__Direction__:
Set down word for word the lines running from the line with "What matplotlib code" to the line with "plt.rcParams['font.family'] = ['Lato', 'DejaVu", ends included. Skip every picture.

__Records shown__:
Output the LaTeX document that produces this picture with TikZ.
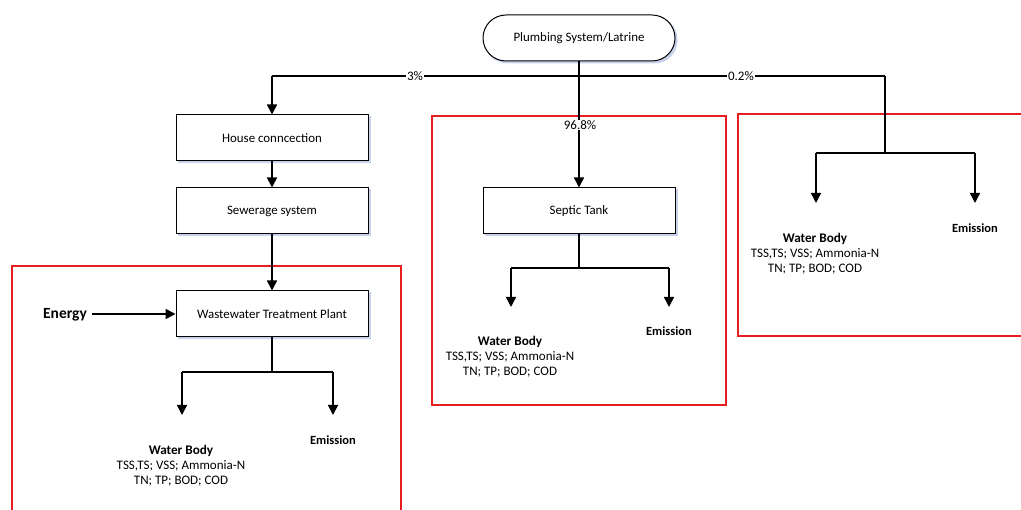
\documentclass[tikz,border=0pt]{standalone}
\usepackage{fontspec}
\setmainfont{Carlito}
\usetikzlibrary{arrows.meta}
\definecolor{zonered}{RGB}{232,30,30}
\definecolor{shadowblue}{RGB}{200,210,235}
\begin{document}
\begin{tikzpicture}[x=1pt,y=-1pt,
  box/.style={draw, line width=1pt, minimum width=192pt, minimum height=46pt,
    font=\fontsize{12.9}{14}\selectfont, fill=white},
  shadowbox/.style={fill=shadowblue, draw=none, minimum width=193pt, minimum height=47pt},
  flow/.style={line width=1.5pt, -{Triangle[length=10pt,width=10pt]}},
  plain/.style={line width=1.5pt},
  pct/.style={fill=white, inner sep=1pt, font=\fontsize{13}{14}\selectfont},
  zone/.style={draw=zonered, line width=1.2pt},
  wb/.style={align=center, font=\fontsize{13}{15}\selectfont},
  em/.style={font=\fontsize{12.5}{14}\selectfont\bfseries}]
\useasboundingbox (0,0) rectangle (1021,510);
% zones
\draw[zone] (12,266) rectangle (401,512);
\draw[zone] (432,116) rectangle (726,405);
\draw[zone] (738,114) rectangle (1030,336);
% shadows
\node[shadowbox, rounded corners=23pt] (topsh) at (581,40) {};
\node[shadowbox] (housesh) at (274,140) {};
\node[shadowbox] (sewersh) at (274,213) {};
\node[shadowbox] (wwtpsh) at (274,316) {};
\node[shadowbox] (septicsh) at (581,213) {};
% top node
\node[box, rounded corners=23pt] (top) at (579,38) {Plumbing System/Latrine};
% boxes
\node[box] (house) at (272,138) {House conncection};
\node[box] (sewer) at (272,211) {Sewerage system};
\node[box] (wwtp) at (272,314) {Wastewater Treatment Plant};
\node[box] (septic) at (579,211) {Septic Tank};
% junctions
\coordinate (j0) at (579,76);
\coordinate (jl) at (272,76);
\coordinate (jr) at (885,76);
\draw[plain] (top.south) -- (j0);
\draw[plain] (jl) -- (jr);
\draw[flow] (jl) -- (house.north);
\draw[flow] (house.south) -- (sewer.north);
\draw[flow] (sewer.south) -- (wwtp.north);
\draw[flow] (j0) -- (septic.north);
\node[pct] (p3) at (415,76) {3\%};
\node[pct] (p02) at (741,76) {0.2\%};
\node[pct] (p968) at (580,125) {96.8\%};
% energy
\node[font=\fontsize{15.5}{17}\selectfont\bfseries] (energy) at (65,315) {Energy};
\coordinate (es) at (92,314);
\draw[flow] (es) -- (wwtp.west);
% WWTP outputs
\coordinate (wj) at (272,372);
\coordinate (wl) at (182,372);
\coordinate (wr) at (333,372);
\coordinate (wla) at (182,415);
\coordinate (wra) at (333,415);
\draw[plain] (wwtp.south) -- (wj);
\draw[plain] (wl) -- (wr);
\draw[flow] (wl) -- (wla);
\draw[flow] (wr) -- (wra);
\node[wb] (wb1) at (181,466) {\textbf{\fontsize{13.2}{15}\selectfont Water Body}\\TSS,TS; VSS; Ammonia-N\\TN; TP; BOD; COD};
\node[em] (em1) at (333,440) {Emission};
% Septic outputs
\coordinate (sj) at (579,268);
\coordinate (sl) at (511,268);
\coordinate (sr) at (669,268);
\coordinate (sla) at (511,307);
\coordinate (sra) at (669,307);
\draw[plain] (septic.south) -- (sj);
\draw[plain] (sl) -- (sr);
\draw[flow] (sl) -- (sla);
\draw[flow] (sr) -- (sra);
\node[wb] (wb2) at (510,357) {\textbf{\fontsize{13.2}{15}\selectfont Water Body}\\TSS,TS; VSS; Ammonia-N\\TN; TP; BOD; COD};
\node[em] (em2) at (669,331) {Emission};
% right outputs
\coordinate (rj) at (885,153);
\coordinate (rl) at (816,153);
\coordinate (rr) at (975,153);
\coordinate (rla) at (816,203);
\coordinate (rra) at (975,203);
\draw[plain] (jr) -- (rj);
\draw[plain] (rl) -- (rr);
\draw[flow] (rl) -- (rla);
\draw[flow] (rr) -- (rra);
\node[wb] (wb3) at (815,254) {\textbf{\fontsize{13.2}{15}\selectfont Water Body}\\TSS,TS; VSS; Ammonia-N\\TN; TP; BOD; COD};
\node[em] (em3) at (975,228) {Emission};
\end{tikzpicture}
\end{document}
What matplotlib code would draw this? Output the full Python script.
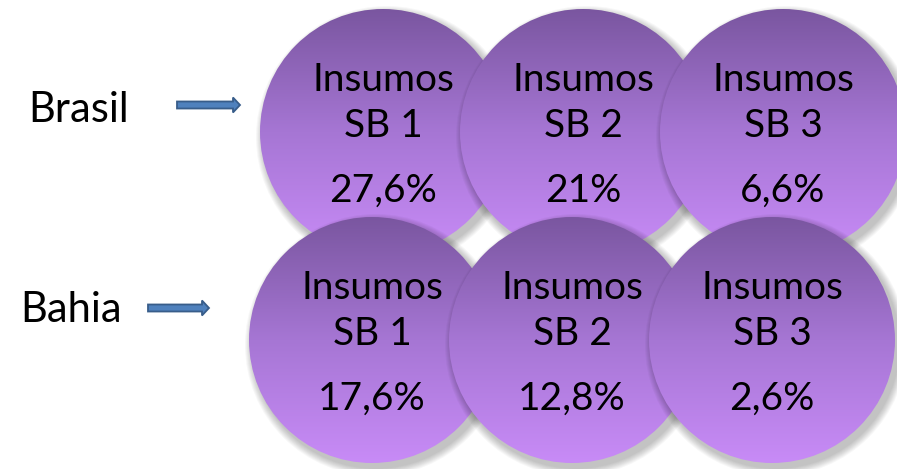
import numpy as np
import matplotlib
matplotlib.use("Agg")
import matplotlib.pyplot as plt
from matplotlib.patches import Circle, FancyArrow
from matplotlib.colors import LinearSegmentedColormap

plt.rcParams['font.family'] = ['Lato', 'DejaVu Sans']

# data
regions = ["Brasil", "Bahia"]
categories = ["Insumos\nSB 1", "Insumos\nSB 2", "Insumos\nSB 3"]
brasil_values = ["27,6%", "21%", "6,6%"]
bahia_values = ["17,6%", "12,8%", "2,6%"]
row_values = [brasil_values, bahia_values]

W, H = 897, 469
fig = plt.figure(figsize=(W / 100, H / 100), dpi=100)
ax = fig.add_axes([0, 0, 1, 1])
ax.set_xlim(0, W)
ax.set_ylim(H, 0)
ax.axis('off')

# gradient purple, dark at top to light at bottom
cmap = LinearSegmentedColormap.from_list("purp", ["#7a56a0", "#a676d4", "#c88bf7"])
grad = np.linspace(0, 1, 256).reshape(-1, 1)

r = 123
row_y = [132, 340]
row_x0 = [383, 372]
step = 200
fs = 28


def draw_bubble(cx, cy, label, value, z):
    # soft shadow
    for k in range(8):
        sh = Circle((cx + 4, cy + 5), r + 8 - k, color='#000000', alpha=0.03,
                    lw=0, zorder=z)
        ax.add_patch(sh)
    circ = Circle((cx, cy), r, facecolor='none', edgecolor='none', zorder=z + 0.1)
    ax.add_patch(circ)
    im = ax.imshow(grad, cmap=cmap, aspect='auto',
                   extent=[cx - r, cx + r, cy + r, cy - r], zorder=z + 0.2)
    im.set_clip_path(circ)
    lines = label.split("\n")
    ax.text(cx, cy - 41, lines[0], ha='center', va='baseline', fontsize=fs,
            color='black', zorder=z + 0.3)
    ax.text(cx, cy + 5, lines[1], ha='center', va='baseline', fontsize=fs,
            color='black', zorder=z + 0.3)
    ax.text(cx, cy + 70, value, ha='center', va='baseline', fontsize=fs,
            color='black', zorder=z + 0.3)


z = 1
for i, region in enumerate(regions):
    for j, cat in enumerate(categories):
        draw_bubble(row_x0[i] + j * step, row_y[i], cat, row_values[i][j], z)
        z += 1

# row labels and arrows
ax.text(79, 122, "Brasil", ha='center', va='baseline', fontsize=30, color='black')
ax.text(71, 322, "Bahia", ha='center', va='baseline', fontsize=30, color='black')

for (x0, x1, y) in [(177, 240, 105), (148, 209, 308)]:
    ax.add_patch(FancyArrow(x0, y, x1 - x0, 0, width=7, head_width=15,
                            head_length=7, length_includes_head=True,
                            facecolor='#4f81bd', edgecolor='#385d8a', lw=1.3,
                            zorder=50))

fig.savefig("out.png", dpi=100)
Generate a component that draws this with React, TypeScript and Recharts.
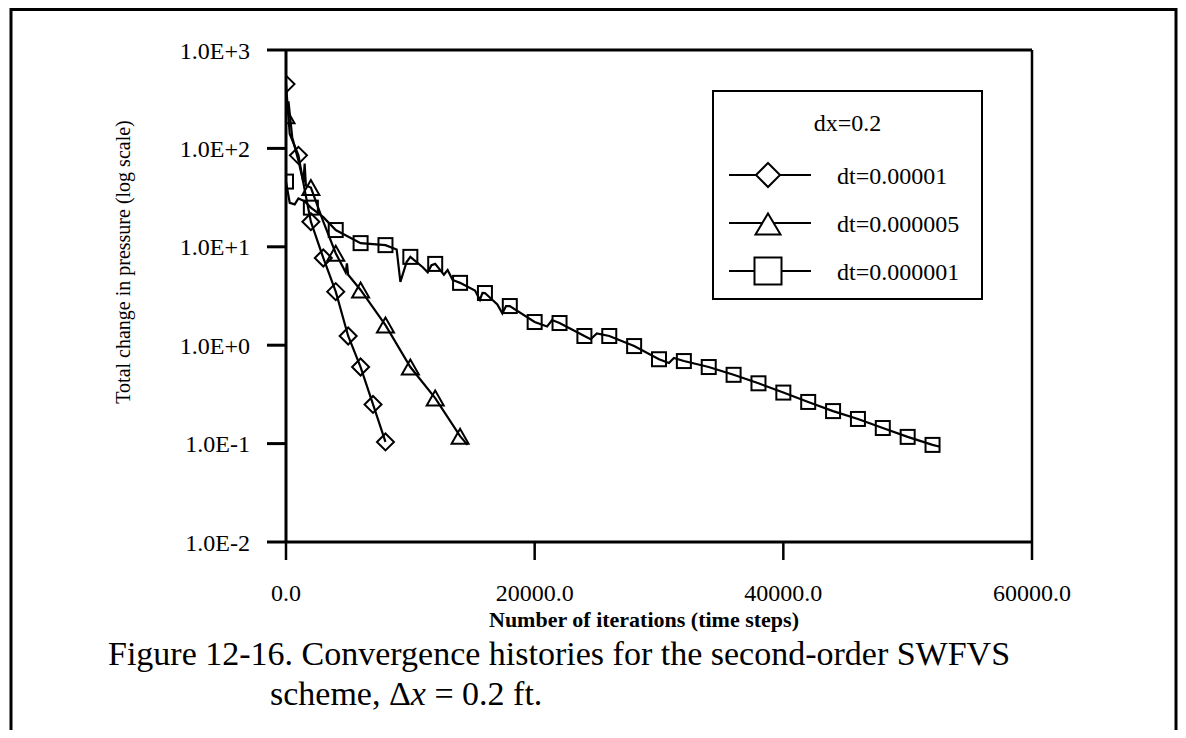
import { LineChart, Line, XAxis, YAxis, ReferenceLine, Legend, Label } from "recharts";

// dt=0.00001 (diamonds)
const diamondMarkX = [0, 1000, 2000, 3000, 4000, 5000, 6000, 7000, 8000];
const diamondMarkY = [450, 85, 18, 7.7, 3.5, 1.24, 0.6, 0.25, 0.104];
const diamondTraceX = [300, 1500];
const diamondTraceY = [140, 38];

// dt=0.000005 (triangles)
const triangleMarkX = [0, 2000, 4000, 6000, 8000, 10000, 12000, 14000];
const triangleMarkY = [215, 40, 8.6, 3.64, 1.6, 0.6, 0.29, 0.119];
const triangleTraceX = [200, 500, 1000, 1400, 1500, 1600, 3000, 4800, 4900, 5000, 14600];
const triangleTraceY = [300, 130, 75, 45, 70, 42, 18, 5.5, 6.8, 5.2, 0.097];

// dt=0.000001 (squares)
const squareMarkX = [
  0, 2000, 4000, 6000, 8000, 10000, 12000, 14000, 16000, 18000, 20000, 22000, 24000, 26000,
  28000, 30000, 32000, 34000, 36000, 38000, 40000, 42000, 44000, 46000, 48000, 50000, 52000,
];
const squareMarkY = [
  46, 25, 14.8, 10.9, 10.4, 7.9, 6.7, 4.3, 3.39, 2.5, 1.72, 1.68, 1.24, 1.24,
  0.98, 0.72, 0.69, 0.6, 0.5, 0.41, 0.33, 0.265, 0.214, 0.178, 0.144, 0.117, 0.097,
];
const squareTraceX = [
  300, 700, 1000, 1500, 3000, 8900, 9200, 9700, 11000, 11400, 11700, 12700, 13000, 13400,
  15200, 15600, 15800, 17000, 17400, 17700, 21000, 21400, 24500, 25000, 30800, 31200, 52600,
];
const squareTraceY = [
  28, 27, 31, 29, 20, 9.4, 4.4, 7.0, 6.2, 5.5, 6.5, 5.2, 5.8, 4.6,
  3.6, 2.9, 3.4, 2.6, 2.1, 2.5, 1.55, 1.8, 1.15, 1.32, 0.66, 0.74, 0.093,
];

const xTicks = [0, 20000, 40000, 60000];
const yTicks = [0.01, 0.1, 1, 10, 100, 1000];
const legendTitle = "dx=0.2";
const seriesNames = ["dt=0.00001", "dt=0.000005", "dt=0.000001"];

const toPoints = (xs: number[], ys: number[]) => xs.map((x, i) => ({ x, y: ys[i] }));
const withTrace = (a: { x: number; y: number }[], b: { x: number; y: number }[]) =>
  [...a, ...b].sort((p, q) => p.x - q.x);

const diamondMarks = toPoints(diamondMarkX, diamondMarkY);
const triangleMarks = toPoints(triangleMarkX, triangleMarkY);
const squareMarks = toPoints(squareMarkX, squareMarkY);
const diamondLine = withTrace(diamondMarks, toPoints(diamondTraceX, diamondTraceY));
const triangleLine = withTrace(triangleMarks, toPoints(triangleTraceX, triangleTraceY));
const squareLine = withTrace(squareMarks, toPoints(squareTraceX, squareTraceY));

const SERIF = '"Liberation Serif", "Times New Roman", serif';

type Mk = { cx: number; cy: number; fill?: string };

function Diamond({ cx, cy, r = 8.5, fill = "none" }: Mk & { r?: number }) {
  return (
    <path
      d={`M${cx},${cy - r}L${cx + r},${cy}L${cx},${cy + r}L${cx - r},${cy}Z`}
      fill={fill}
      stroke="#000"
      strokeWidth={2}
    />
  );
}

function Triangle({ cx, cy, w = 17, h = 15, fill = "none" }: Mk & { w?: number; h?: number }) {
  return (
    <path
      d={`M${cx},${cy - h / 2}L${cx + w / 2},${cy + h / 2}L${cx - w / 2},${cy + h / 2}Z`}
      fill={fill}
      stroke="#000"
      strokeWidth={2}
    />
  );
}

function Square({ cx, cy, s = 14, fill = "none" }: Mk & { s?: number }) {
  return <rect x={cx - s / 2} y={cy - s / 2} width={s} height={s} fill={fill} stroke="#000" strokeWidth={2} />;
}

const dotOf = (kind: string) => (props: any) => {
  const { cx, cy, index } = props;
  if (cx == null || cy == null) return <g key={index} />;
  if (kind === "diamond") return <Diamond key={index} cx={cx} cy={cy} />;
  if (kind === "triangle") return <Triangle key={index} cx={cx} cy={cy} />;
  return <Square key={index} cx={cx} cy={cy} />;
};

const fmtY = (v: number) => {
  const e = Math.round(Math.log10(v));
  return `1.0E${e >= 0 ? "+" : "-"}${Math.abs(e)}`;
};

function LegendBox() {
  const icons = [
    <Diamond cx={41} cy={14} r={12} fill="#fff" />,
    <Triangle cx={41} cy={15} w={25} h={21} fill="#fff" />,
    <Square cx={41} cy={14} s={27} fill="#fff" />,
  ];
  return (
    <div
      style={{
        width: 271,
        height: 210,
        border: "2px solid #000",
        boxSizing: "border-box",
        background: "#fff",
        fontFamily: SERIF,
        fontSize: 24,
        color: "#000",
        position: "relative",
      }}
    >
      <div style={{ position: "absolute", top: 16, left: 0, width: "100%", textAlign: "center", lineHeight: "30px" }}>
        {legendTitle}
      </div>
      {seriesNames.map((name, i) => (
        <div key={name} style={{ position: "absolute", left: 13, top: 69 + i * 48, height: 30, display: "flex", alignItems: "center" }}>
          <svg width={86} height={30} style={{ overflow: "visible" }}>
            <line x1={2} x2={84} y1={14} y2={14} stroke="#000" strokeWidth={2} />
            {icons[i]}
          </svg>
          <span style={{ marginLeft: 24, lineHeight: "30px" }}>{name}</span>
        </div>
      ))}
    </div>
  );
}

export default function App() {
  return (
    <div
      style={{
        position: "relative",
        width: 1186,
        height: 738,
        margin: -8,
        overflow: "hidden",
        background: "#fff",
        fontFamily: SERIF,
      }}
    >
      <div style={{ position: "absolute", left: 0, top: 0 }}>
        <LineChart width={1186} height={640} margin={{ top: 50, right: 154, bottom: 0, left: 0 }}>
          <XAxis
            dataKey="x"
            type="number"
            domain={[0, 60000]}
            ticks={xTicks}
            tickFormatter={(v: number) => v.toFixed(1)}
            tickSize={18}
            tickMargin={24}
            height={98}
            axisLine={{ stroke: "#000", strokeWidth: 3 }}
            tickLine={{ stroke: "#000", strokeWidth: 2.5 }}
            tick={{ fill: "#000", fontSize: 24, fontFamily: SERIF }}
            allowDataOverflow
          >
            <Label
              content={() => (
                <text x={644} y={627} textAnchor="middle" fontFamily={SERIF} fontWeight="bold" fontSize={22} fill="#000">
                  Number of iterations (time steps)
                </text>
              )}
            />
          </XAxis>
          <YAxis
            dataKey="y"
            scale="log"
            domain={[0.01, 1000]}
            ticks={yTicks}
            tickFormatter={fmtY}
            width={286}
            tickSize={19}
            tickMargin={17}
            axisLine={{ stroke: "#000", strokeWidth: 3 }}
            tickLine={{ stroke: "#000", strokeWidth: 3 }}
            tick={{ fill: "#000", fontSize: 24, fontFamily: SERIF }}
            allowDataOverflow
          >
            <Label
              content={() => (
                <text
                  x={123}
                  y={262}
                  transform="rotate(-90 123 262)"
                  textAnchor="middle"
                  dominantBaseline="central"
                  fontFamily={SERIF}
                  fontSize={20}
                  fill="#000"
                >
                  Total change in pressure (log scale)
                </text>
              )}
            />
          </YAxis>
          <ReferenceLine y={1000} stroke="#000" strokeWidth={3} />
          <ReferenceLine x={60000} stroke="#000" strokeWidth={2.5} />
          <Legend
            layout="vertical"
            align="center"
            verticalAlign="middle"
            content={() => <LegendBox />}
            wrapperStyle={{ left: 712, top: 90, width: 271, height: 210 }}
          />
          <Line data={squareLine} dataKey="y" stroke="#000" strokeWidth={2.2} dot={false} isAnimationActive={false} legendType="none" />
          <Line data={triangleLine} dataKey="y" stroke="#000" strokeWidth={2.2} dot={false} isAnimationActive={false} legendType="none" />
          <Line data={diamondLine} dataKey="y" stroke="#000" strokeWidth={2.2} dot={false} isAnimationActive={false} legendType="none" />
          <Line data={squareMarks} dataKey="y" stroke="none" dot={dotOf("square")} isAnimationActive={false} legendType="none" />
          <Line data={triangleMarks} dataKey="y" stroke="none" dot={dotOf("triangle")} isAnimationActive={false} legendType="none" />
          <Line data={diamondMarks} dataKey="y" stroke="none" dot={dotOf("diamond")} isAnimationActive={false} legendType="none" />
        </LineChart>
      </div>
      <div style={{ position: "absolute", left: 108, top: 634, fontSize: 34, lineHeight: "40px", color: "#000", whiteSpace: "nowrap" }}>
        Figure 12-16. Convergence histories for the second-order SWFVS
      </div>
      <div style={{ position: "absolute", left: 270, top: 674, fontSize: 34, lineHeight: "40px", color: "#000", whiteSpace: "nowrap" }}>
        scheme, Δ<i>x</i> = 0.2 ft.
      </div>
      {/* page frame of the scanned figure */}
      <svg
        width={1186}
        height={738}
        style={{ position: "absolute", left: 0, top: 0, pointerEvents: "none", zIndex: 3 }}
      >
        <polyline points="11,738 11,9.5 1176,9.5 1176,738" fill="none" stroke="#000" strokeWidth={3} />
      </svg>
    </div>
  );
}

__Exercise response__:
What matplotlib code would draw this? Output the full Python script.
import numpy as np
import matplotlib
matplotlib.use("Agg")
import matplotlib.pyplot as plt
from matplotlib.patches import Circle, FancyArrow
from matplotlib.colors import LinearSegmentedColormap

plt.rcParams['font.family'] = ['Lato', 'DejaVu Sans']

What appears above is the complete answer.